**WHAT TO PRODUCE**
All lines from the one with "What matplotlib code" through the one with "return (px - px_l)", and only those, are to be reproduced exactly, both ends included.

**INPUT ROWS**
-------

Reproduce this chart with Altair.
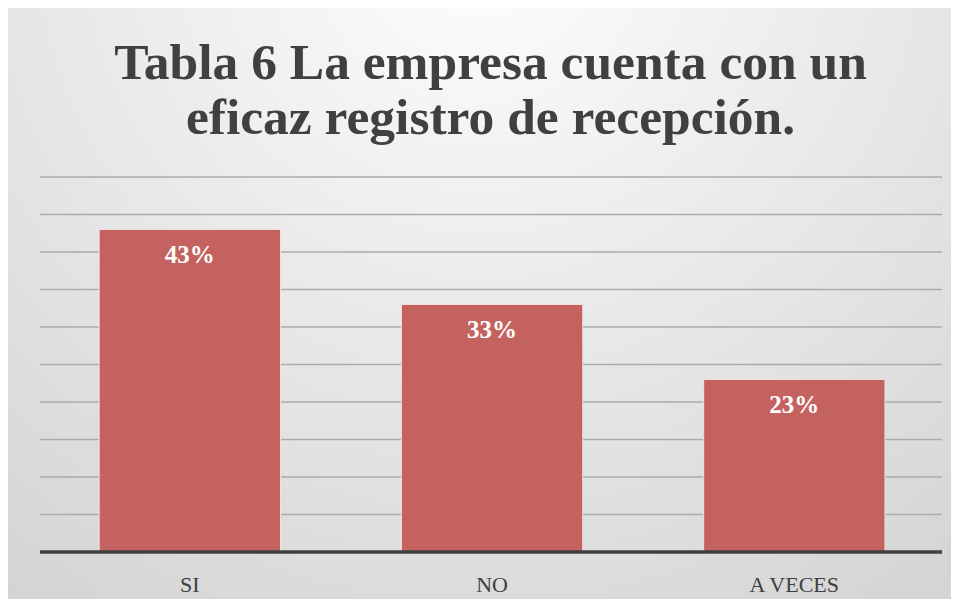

-------

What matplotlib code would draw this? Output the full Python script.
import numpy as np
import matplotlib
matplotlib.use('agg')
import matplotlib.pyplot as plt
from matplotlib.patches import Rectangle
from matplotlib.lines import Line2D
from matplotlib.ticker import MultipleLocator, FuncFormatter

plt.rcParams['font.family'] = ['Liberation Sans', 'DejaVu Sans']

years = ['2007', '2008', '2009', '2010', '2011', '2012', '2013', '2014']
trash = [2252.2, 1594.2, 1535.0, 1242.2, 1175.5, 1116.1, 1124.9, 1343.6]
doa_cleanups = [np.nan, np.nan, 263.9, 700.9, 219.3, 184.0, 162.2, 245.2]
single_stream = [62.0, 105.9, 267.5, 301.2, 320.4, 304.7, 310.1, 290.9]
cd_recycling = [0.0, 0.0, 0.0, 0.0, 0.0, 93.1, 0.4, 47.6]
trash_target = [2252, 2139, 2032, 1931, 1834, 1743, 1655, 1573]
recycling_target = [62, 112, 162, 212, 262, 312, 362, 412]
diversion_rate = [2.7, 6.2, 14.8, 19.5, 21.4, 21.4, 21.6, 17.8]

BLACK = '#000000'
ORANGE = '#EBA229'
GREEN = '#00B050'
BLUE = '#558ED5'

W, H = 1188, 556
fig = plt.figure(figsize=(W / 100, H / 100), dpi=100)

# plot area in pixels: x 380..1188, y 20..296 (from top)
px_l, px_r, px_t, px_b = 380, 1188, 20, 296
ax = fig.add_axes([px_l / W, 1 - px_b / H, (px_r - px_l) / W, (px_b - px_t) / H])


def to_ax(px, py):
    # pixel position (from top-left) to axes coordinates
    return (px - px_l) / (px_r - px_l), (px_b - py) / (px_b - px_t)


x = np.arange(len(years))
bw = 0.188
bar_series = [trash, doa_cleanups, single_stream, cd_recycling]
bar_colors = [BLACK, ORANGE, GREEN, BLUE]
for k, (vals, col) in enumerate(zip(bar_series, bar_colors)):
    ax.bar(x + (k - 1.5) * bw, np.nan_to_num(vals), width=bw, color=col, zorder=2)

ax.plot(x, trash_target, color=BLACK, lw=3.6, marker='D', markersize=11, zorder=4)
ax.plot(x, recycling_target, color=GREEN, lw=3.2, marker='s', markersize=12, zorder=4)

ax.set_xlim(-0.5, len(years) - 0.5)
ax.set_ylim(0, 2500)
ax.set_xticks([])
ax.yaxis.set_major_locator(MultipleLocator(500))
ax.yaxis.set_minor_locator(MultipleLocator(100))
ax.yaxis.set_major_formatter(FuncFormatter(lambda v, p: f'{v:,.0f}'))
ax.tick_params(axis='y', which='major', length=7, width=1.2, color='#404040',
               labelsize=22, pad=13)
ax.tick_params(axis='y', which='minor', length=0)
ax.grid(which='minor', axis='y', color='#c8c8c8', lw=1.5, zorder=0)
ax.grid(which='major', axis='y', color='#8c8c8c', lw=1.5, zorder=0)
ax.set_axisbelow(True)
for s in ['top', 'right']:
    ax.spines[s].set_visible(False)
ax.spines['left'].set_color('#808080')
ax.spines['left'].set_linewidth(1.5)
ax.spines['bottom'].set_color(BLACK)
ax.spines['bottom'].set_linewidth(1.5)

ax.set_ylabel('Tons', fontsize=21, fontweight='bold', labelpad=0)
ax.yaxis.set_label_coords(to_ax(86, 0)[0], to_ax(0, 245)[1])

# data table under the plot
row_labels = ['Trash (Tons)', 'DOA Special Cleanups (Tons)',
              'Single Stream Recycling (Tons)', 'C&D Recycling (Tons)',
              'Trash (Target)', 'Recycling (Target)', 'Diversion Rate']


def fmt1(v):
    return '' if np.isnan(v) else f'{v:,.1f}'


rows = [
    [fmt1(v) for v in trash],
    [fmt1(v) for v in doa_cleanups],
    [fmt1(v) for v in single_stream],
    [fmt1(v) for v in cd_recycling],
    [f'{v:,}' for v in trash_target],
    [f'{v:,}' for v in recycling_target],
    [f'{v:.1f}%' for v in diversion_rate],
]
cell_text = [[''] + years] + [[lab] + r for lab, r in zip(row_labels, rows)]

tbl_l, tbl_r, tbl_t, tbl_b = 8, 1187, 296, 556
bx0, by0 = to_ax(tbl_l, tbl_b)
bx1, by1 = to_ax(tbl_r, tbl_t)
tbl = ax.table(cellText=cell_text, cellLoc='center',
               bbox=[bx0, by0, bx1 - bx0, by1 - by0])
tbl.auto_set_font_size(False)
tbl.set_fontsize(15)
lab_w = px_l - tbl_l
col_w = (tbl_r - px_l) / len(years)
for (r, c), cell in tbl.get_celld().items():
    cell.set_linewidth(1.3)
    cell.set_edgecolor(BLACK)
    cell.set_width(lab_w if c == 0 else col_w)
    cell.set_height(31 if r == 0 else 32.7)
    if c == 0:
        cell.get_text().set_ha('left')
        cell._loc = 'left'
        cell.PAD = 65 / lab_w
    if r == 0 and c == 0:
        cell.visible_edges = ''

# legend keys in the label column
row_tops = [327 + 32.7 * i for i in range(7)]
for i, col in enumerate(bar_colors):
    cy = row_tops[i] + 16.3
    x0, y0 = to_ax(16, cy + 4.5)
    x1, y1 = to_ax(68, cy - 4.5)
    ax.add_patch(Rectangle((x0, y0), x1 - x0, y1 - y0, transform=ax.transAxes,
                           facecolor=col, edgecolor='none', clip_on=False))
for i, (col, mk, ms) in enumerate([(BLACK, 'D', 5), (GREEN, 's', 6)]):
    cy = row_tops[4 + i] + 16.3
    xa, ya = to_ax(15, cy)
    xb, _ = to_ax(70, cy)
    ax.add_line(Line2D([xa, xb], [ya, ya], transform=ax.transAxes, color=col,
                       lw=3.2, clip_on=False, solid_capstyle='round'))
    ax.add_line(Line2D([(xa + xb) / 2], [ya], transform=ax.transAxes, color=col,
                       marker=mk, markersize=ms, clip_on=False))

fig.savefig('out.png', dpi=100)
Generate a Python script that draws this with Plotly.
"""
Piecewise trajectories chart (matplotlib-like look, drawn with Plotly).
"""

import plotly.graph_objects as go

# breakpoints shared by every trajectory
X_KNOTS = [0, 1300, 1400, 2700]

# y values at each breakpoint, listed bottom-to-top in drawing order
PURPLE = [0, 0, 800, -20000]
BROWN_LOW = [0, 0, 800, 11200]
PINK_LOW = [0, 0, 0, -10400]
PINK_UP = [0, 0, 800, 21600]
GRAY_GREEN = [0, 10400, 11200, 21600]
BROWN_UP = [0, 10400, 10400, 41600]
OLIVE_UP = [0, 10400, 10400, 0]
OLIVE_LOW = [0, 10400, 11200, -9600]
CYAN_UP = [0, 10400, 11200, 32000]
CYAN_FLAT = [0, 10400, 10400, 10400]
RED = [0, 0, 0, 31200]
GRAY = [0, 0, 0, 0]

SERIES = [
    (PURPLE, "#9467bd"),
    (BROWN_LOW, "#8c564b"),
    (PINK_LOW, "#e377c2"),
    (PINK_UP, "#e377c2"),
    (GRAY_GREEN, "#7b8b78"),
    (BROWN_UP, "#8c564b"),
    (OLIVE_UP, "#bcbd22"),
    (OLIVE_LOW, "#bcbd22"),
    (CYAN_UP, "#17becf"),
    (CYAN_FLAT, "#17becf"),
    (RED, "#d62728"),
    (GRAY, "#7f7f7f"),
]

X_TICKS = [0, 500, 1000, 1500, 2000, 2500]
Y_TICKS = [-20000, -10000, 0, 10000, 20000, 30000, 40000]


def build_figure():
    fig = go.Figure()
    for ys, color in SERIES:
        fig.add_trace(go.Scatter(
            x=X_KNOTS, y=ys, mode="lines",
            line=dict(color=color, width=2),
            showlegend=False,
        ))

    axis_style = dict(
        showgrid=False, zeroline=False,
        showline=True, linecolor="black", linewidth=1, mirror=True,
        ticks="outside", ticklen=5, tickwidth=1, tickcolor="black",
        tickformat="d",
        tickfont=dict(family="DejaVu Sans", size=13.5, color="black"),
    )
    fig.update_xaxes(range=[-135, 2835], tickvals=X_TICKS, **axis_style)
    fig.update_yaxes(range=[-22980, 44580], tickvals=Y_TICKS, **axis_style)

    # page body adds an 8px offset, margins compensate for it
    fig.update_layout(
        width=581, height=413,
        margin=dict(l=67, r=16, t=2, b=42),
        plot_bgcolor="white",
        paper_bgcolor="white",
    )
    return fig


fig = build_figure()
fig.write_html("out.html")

-------

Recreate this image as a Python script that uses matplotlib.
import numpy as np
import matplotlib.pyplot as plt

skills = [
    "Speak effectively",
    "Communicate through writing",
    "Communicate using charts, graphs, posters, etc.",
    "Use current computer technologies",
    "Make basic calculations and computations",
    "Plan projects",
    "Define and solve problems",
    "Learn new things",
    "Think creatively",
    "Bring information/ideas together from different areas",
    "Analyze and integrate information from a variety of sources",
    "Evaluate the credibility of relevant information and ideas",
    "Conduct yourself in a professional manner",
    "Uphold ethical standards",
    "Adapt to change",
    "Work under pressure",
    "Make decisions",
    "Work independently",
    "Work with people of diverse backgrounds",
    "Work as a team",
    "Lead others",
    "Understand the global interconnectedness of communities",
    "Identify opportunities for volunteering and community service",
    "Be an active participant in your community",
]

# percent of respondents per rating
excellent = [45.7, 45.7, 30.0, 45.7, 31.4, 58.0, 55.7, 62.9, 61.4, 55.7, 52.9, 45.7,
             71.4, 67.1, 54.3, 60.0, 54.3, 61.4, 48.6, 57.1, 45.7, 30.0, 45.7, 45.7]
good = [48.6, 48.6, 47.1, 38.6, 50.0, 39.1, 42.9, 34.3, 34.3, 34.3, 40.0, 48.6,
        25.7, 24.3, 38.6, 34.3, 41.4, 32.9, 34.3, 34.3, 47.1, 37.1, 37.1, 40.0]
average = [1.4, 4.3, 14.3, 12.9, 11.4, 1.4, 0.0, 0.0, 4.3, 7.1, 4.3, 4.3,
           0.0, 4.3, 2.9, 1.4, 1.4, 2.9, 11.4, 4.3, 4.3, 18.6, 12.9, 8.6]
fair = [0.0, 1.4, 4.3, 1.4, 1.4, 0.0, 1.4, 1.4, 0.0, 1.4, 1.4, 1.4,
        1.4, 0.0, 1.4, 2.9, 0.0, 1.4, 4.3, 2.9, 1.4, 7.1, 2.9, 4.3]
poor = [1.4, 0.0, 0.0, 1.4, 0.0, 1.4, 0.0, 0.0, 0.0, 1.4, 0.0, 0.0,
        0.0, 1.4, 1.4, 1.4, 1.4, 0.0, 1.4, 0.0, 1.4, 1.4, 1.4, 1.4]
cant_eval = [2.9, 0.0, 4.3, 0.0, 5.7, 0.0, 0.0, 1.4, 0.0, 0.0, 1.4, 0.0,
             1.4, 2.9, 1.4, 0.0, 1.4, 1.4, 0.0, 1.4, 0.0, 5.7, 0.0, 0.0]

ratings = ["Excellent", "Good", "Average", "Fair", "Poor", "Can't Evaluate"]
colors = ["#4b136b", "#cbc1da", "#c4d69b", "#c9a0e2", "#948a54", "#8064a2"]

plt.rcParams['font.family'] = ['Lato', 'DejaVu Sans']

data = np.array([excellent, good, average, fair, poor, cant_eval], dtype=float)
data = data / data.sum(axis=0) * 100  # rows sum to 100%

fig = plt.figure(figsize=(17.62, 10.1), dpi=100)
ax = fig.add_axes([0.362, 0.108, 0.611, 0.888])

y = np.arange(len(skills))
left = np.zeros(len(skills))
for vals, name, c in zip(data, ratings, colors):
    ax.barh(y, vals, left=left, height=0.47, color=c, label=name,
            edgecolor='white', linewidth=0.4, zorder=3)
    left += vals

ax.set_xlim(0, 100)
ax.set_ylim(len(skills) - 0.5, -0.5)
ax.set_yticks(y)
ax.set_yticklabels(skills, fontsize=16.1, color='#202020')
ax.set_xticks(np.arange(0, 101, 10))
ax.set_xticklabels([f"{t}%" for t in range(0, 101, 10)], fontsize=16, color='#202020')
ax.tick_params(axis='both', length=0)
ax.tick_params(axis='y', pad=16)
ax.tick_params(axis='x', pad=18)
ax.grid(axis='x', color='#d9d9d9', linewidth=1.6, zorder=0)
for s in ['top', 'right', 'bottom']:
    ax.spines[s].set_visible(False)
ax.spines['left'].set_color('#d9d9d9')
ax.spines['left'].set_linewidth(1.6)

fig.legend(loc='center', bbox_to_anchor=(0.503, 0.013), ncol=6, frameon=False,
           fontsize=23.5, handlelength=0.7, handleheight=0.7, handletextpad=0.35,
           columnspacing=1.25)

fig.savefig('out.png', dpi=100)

-------

**TASK OUTPUT**
What matplotlib code would draw this? Output the full Python script.
import numpy as np
import matplotlib
matplotlib.use('agg')
import matplotlib.pyplot as plt
from matplotlib.patches import Rectangle
from matplotlib.lines import Line2D
from matplotlib.ticker import MultipleLocator, FuncFormatter

plt.rcParams['font.family'] = ['Liberation Sans', 'DejaVu Sans']

years = ['2007', '2008', '2009', '2010', '2011', '2012', '2013', '2014']
trash = [2252.2, 1594.2, 1535.0, 1242.2, 1175.5, 1116.1, 1124.9, 1343.6]
doa_cleanups = [np.nan, np.nan, 263.9, 700.9, 219.3, 184.0, 162.2, 245.2]
single_stream = [62.0, 105.9, 267.5, 301.2, 320.4, 304.7, 310.1, 290.9]
cd_recycling = [0.0, 0.0, 0.0, 0.0, 0.0, 93.1, 0.4, 47.6]
trash_target = [2252, 2139, 2032, 1931, 1834, 1743, 1655, 1573]
recycling_target = [62, 112, 162, 212, 262, 312, 362, 412]
diversion_rate = [2.7, 6.2, 14.8, 19.5, 21.4, 21.4, 21.6, 17.8]

BLACK = '#000000'
ORANGE = '#EBA229'
GREEN = '#00B050'
BLUE = '#558ED5'

W, H = 1188, 556
fig = plt.figure(figsize=(W / 100, H / 100), dpi=100)

# plot area in pixels: x 380..1188, y 20..296 (from top)
px_l, px_r, px_t, px_b = 380, 1188, 20, 296
ax = fig.add_axes([px_l / W, 1 - px_b / H, (px_r - px_l) / W, (px_b - px_t) / H])


def to_ax(px, py):
    # pixel position (from top-left) to axes coordinates
    return (px - px_l) / (px_r - px_l), (px_b - py) / (px_b - px_t)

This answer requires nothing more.